14. A wafer cleaving device, comprising:

a wafer holder for holding said wafer in place; and

a straight edge that does not contact said wafer, said straight edge being positioned on legs that maintain said straight edge at a desired height above said wafer.

15. The cleaving device according to claim 14, wherein said wafer holder has a `pocket with a depth that is at least equal to the thickness of said wafer

16. The cleaving device according to claim 14, wherein said straight edge is positioned on legs that maintain said straight edge at a desired height above said wafer.

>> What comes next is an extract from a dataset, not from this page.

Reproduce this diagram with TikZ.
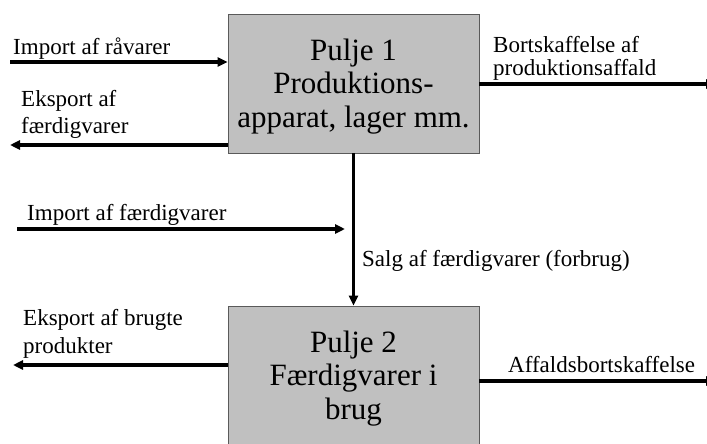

17. The cleaving device according to claim 14, wherein said straight edge is positioned with a perpendicular or parallel orientation to a flat alignment region along an edge of said wafer.

18. The cleaving device according to claim 14, wherein said straight edge can be positioned at a desired location using a scale embedded into said wafer holder.

19. The cleaving device according to claim 14, further comprising a vacuum chuck for keeping said wafer in place.

20. The cleaving device according to claim 14, wherein said vacuum chuck is under a constant leak by way of a groove from the vacuum chuck to outside air.

21. A method of cleaving a crystalline wafer, comprising the steps of:

holding said wafer in a pocket having a depth that is at least equal to the thickness of said wafer;

positioning a straight edge in a desired position over said wafer without contacting said wafer; and

scribing said wafer to initiate said cleave.

22. The method according to claim 21, wherein said holding step comprises the step of applying vacuum pressure to said wafer.

23. A method of cleaving a crystalline wafer, comprising the steps of:

holding said wafer in place;

positioning a straight edge in a desired position over said wafer without contacting said wafer, said straight edge being positioned on legs that maintain said straight edge at a desired height above said wafer; and

scribing said wafer to initiate said cleave.

24. The method according to claim 23, wherein said holding step comprises the step of applying vacuum pressure to said wafer.